:: Given information
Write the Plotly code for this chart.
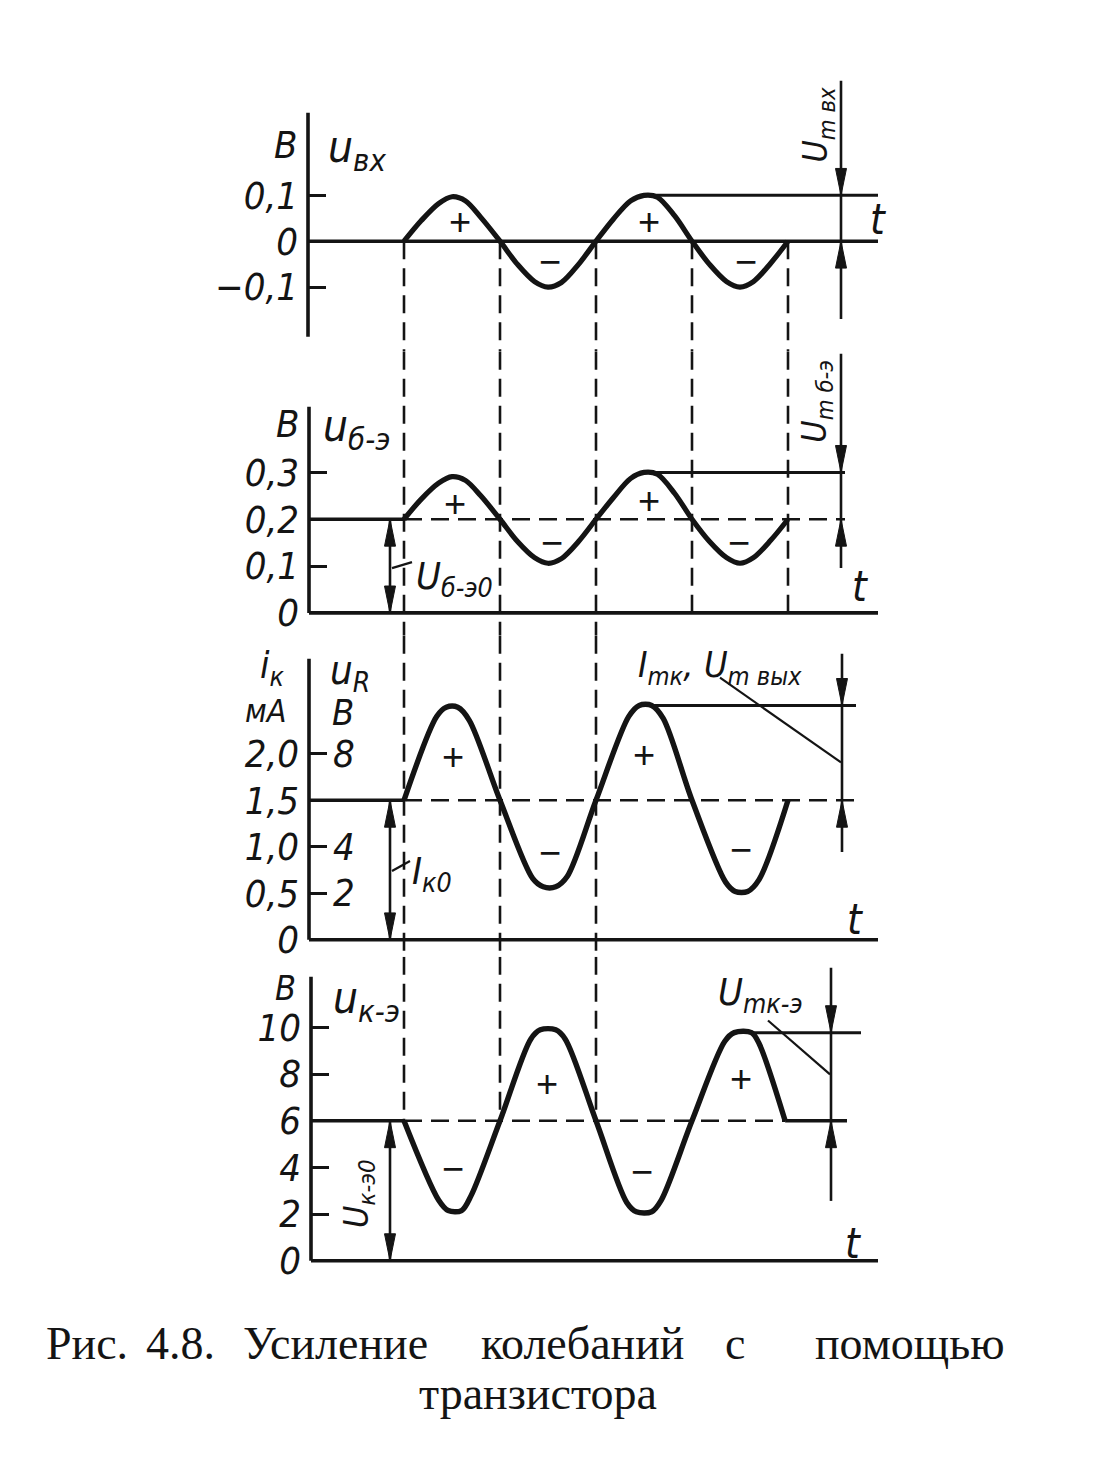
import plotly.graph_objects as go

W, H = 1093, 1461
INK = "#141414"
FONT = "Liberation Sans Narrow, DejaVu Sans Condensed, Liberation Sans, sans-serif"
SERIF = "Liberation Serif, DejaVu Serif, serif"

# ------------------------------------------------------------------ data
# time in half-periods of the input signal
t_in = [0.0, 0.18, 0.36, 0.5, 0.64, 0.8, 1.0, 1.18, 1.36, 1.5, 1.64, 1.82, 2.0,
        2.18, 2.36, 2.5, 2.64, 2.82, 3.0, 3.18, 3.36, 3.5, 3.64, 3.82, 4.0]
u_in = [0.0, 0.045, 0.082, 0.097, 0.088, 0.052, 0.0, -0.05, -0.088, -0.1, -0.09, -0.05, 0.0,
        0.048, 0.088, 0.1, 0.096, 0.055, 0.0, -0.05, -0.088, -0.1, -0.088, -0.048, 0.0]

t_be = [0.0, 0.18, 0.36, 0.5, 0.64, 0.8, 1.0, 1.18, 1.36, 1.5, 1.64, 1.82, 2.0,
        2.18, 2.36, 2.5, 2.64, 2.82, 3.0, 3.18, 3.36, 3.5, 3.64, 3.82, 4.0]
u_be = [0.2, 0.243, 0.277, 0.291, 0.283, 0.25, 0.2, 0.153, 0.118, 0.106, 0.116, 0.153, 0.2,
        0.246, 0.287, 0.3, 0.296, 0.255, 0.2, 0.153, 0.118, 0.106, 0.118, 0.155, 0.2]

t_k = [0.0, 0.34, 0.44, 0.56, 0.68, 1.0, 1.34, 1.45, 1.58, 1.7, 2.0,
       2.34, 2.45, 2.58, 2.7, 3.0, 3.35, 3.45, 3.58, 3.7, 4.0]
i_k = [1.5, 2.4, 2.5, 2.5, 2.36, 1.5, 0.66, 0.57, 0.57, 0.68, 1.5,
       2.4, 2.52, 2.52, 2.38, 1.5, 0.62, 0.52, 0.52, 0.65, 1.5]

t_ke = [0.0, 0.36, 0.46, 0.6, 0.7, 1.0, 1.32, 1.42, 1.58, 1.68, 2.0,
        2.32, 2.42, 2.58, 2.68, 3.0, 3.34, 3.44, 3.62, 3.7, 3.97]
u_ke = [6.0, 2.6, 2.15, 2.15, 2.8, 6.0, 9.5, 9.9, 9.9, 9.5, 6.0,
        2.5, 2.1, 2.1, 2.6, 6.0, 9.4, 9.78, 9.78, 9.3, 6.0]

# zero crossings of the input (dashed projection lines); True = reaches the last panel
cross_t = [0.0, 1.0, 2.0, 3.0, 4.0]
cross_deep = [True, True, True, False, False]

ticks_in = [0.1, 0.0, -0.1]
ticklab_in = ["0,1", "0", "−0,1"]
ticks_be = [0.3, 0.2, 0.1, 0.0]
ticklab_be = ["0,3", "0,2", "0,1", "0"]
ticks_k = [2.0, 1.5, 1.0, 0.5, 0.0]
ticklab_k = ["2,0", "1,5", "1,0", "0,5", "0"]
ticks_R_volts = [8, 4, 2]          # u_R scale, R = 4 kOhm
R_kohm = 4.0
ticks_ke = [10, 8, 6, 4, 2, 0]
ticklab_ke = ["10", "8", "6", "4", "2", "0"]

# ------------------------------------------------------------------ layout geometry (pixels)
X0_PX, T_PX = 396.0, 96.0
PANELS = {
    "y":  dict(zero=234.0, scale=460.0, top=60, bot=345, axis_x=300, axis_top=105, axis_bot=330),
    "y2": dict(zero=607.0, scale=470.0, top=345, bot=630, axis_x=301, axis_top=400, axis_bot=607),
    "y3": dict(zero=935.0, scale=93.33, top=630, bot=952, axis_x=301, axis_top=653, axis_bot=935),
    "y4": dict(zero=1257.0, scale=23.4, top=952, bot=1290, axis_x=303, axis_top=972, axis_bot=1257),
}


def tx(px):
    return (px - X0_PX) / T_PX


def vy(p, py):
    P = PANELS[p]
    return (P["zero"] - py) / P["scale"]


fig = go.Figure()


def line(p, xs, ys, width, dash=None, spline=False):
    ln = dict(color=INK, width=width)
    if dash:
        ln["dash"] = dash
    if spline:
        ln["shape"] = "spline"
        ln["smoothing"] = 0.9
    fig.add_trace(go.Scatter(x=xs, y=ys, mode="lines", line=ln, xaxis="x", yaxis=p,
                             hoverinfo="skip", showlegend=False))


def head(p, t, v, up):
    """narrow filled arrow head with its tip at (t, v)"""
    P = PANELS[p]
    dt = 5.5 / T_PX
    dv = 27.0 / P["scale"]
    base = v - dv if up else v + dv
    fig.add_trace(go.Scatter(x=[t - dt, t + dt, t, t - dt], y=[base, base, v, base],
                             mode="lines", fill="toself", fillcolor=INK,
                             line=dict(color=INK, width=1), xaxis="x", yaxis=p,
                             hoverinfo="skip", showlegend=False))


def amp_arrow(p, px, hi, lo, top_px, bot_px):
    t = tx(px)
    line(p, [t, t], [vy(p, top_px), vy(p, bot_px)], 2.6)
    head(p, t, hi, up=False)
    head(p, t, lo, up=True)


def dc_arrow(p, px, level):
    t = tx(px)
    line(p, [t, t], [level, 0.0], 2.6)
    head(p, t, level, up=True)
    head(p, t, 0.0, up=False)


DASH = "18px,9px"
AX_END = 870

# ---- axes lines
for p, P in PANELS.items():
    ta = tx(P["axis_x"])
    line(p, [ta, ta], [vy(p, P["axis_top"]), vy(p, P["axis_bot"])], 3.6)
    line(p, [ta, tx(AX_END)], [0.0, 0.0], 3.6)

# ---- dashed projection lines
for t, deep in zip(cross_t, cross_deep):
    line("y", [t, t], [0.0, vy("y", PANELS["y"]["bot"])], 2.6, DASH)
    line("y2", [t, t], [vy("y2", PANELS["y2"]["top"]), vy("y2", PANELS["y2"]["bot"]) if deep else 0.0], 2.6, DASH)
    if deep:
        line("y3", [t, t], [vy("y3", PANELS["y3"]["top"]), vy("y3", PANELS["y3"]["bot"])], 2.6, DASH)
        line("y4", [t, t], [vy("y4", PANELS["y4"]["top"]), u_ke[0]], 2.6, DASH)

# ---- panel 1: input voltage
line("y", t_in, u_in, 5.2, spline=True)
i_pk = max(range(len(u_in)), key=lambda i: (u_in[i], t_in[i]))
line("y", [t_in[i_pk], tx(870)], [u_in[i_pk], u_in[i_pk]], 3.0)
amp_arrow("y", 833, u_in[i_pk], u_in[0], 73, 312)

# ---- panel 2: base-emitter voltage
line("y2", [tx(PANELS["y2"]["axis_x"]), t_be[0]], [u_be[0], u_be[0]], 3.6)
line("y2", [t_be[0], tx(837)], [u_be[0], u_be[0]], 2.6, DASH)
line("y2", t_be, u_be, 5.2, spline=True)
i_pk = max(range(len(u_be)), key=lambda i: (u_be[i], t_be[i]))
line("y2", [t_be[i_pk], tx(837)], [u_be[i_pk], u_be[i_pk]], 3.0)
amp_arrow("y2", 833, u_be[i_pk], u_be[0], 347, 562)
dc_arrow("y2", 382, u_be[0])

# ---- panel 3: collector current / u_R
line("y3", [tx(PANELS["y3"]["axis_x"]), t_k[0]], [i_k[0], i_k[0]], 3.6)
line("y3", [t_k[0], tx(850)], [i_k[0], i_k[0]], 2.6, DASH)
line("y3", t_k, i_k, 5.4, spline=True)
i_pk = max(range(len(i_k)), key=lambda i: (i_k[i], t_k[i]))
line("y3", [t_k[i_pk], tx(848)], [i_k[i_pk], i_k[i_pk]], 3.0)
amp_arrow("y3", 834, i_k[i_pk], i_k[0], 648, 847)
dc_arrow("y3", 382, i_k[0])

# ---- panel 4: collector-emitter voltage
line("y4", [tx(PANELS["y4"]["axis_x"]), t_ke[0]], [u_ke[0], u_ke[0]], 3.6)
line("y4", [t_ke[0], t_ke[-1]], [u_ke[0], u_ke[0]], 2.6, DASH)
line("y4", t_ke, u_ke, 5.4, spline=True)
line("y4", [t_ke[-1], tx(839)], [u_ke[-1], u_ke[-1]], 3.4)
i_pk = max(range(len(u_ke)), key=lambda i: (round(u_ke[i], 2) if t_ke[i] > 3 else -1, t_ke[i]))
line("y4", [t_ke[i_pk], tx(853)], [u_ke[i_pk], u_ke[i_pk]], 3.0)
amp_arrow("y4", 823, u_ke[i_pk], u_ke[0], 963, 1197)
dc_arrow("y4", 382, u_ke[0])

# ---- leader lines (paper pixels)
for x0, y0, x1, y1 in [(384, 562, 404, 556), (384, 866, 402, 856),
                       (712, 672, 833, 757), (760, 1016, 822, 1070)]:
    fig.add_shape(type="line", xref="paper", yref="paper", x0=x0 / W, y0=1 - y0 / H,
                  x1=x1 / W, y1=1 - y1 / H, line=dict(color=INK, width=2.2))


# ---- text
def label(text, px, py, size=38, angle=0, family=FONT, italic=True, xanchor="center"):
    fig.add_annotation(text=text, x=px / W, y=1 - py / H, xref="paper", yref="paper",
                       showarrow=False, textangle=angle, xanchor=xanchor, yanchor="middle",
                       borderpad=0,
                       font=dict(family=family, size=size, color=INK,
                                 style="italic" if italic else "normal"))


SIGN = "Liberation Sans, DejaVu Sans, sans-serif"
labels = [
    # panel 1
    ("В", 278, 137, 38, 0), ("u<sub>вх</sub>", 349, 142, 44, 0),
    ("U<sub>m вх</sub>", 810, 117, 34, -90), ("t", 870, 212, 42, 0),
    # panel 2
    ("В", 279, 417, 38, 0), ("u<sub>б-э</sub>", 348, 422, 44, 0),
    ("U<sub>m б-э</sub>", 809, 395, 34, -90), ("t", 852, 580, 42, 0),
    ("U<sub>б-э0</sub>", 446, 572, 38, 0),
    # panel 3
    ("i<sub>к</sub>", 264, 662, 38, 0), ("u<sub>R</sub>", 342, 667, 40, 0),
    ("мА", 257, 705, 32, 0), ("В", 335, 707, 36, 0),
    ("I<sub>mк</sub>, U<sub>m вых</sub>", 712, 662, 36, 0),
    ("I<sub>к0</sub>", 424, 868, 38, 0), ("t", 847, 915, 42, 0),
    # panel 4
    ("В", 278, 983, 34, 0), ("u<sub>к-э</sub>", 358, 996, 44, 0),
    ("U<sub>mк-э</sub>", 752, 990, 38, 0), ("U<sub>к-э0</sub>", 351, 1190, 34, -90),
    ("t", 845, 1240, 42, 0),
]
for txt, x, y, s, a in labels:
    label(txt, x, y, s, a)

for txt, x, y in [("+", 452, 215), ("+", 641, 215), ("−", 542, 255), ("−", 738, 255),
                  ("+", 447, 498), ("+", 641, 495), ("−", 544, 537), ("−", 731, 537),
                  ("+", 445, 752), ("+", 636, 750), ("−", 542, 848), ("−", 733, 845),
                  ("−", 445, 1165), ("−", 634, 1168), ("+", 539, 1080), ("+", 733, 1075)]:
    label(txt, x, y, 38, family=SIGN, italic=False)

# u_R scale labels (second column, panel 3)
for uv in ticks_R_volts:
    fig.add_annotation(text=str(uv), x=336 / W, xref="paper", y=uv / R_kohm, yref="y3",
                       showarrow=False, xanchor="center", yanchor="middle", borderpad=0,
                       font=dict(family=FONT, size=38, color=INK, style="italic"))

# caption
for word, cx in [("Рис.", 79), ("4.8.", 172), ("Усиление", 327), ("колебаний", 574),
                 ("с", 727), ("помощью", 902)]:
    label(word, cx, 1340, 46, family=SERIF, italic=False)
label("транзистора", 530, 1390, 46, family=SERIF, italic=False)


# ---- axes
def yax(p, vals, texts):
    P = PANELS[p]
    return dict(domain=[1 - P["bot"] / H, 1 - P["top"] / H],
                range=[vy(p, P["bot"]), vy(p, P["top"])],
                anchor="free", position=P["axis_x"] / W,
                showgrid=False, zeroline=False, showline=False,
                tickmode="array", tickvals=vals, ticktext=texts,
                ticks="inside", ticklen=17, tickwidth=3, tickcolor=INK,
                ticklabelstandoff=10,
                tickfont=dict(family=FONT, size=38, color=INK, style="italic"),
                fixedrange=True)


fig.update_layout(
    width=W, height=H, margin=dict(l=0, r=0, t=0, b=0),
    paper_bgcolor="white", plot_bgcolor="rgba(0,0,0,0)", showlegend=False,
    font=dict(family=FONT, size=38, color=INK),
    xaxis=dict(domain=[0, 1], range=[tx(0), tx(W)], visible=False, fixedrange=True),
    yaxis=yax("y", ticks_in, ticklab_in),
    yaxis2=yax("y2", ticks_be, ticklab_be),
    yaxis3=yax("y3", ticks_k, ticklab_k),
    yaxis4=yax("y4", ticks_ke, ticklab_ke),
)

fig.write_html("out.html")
::::
Exercise details:
Copy nothing but the lines from the top of the data down to the line containing "0.118, 0.155, 0.2]", and leave the pictures out.

Solution to this exercise:
Write the Plotly code for this chart.
import plotly.graph_objects as go

W, H = 1093, 1461
INK = "#141414"
FONT = "Liberation Sans Narrow, DejaVu Sans Condensed, Liberation Sans, sans-serif"
SERIF = "Liberation Serif, DejaVu Serif, serif"

# ------------------------------------------------------------------ data
# time in half-periods of the input signal
t_in = [0.0, 0.18, 0.36, 0.5, 0.64, 0.8, 1.0, 1.18, 1.36, 1.5, 1.64, 1.82, 2.0,
        2.18, 2.36, 2.5, 2.64, 2.82, 3.0, 3.18, 3.36, 3.5, 3.64, 3.82, 4.0]
u_in = [0.0, 0.045, 0.082, 0.097, 0.088, 0.052, 0.0, -0.05, -0.088, -0.1, -0.09, -0.05, 0.0,
        0.048, 0.088, 0.1, 0.096, 0.055, 0.0, -0.05, -0.088, -0.1, -0.088, -0.048, 0.0]

t_be = [0.0, 0.18, 0.36, 0.5, 0.64, 0.8, 1.0, 1.18, 1.36, 1.5, 1.64, 1.82, 2.0,
        2.18, 2.36, 2.5, 2.64, 2.82, 3.0, 3.18, 3.36, 3.5, 3.64, 3.82, 4.0]
u_be = [0.2, 0.243, 0.277, 0.291, 0.283, 0.25, 0.2, 0.153, 0.118, 0.106, 0.116, 0.153, 0.2,
        0.246, 0.287, 0.3, 0.296, 0.255, 0.2, 0.153, 0.118, 0.106, 0.118, 0.155, 0.2]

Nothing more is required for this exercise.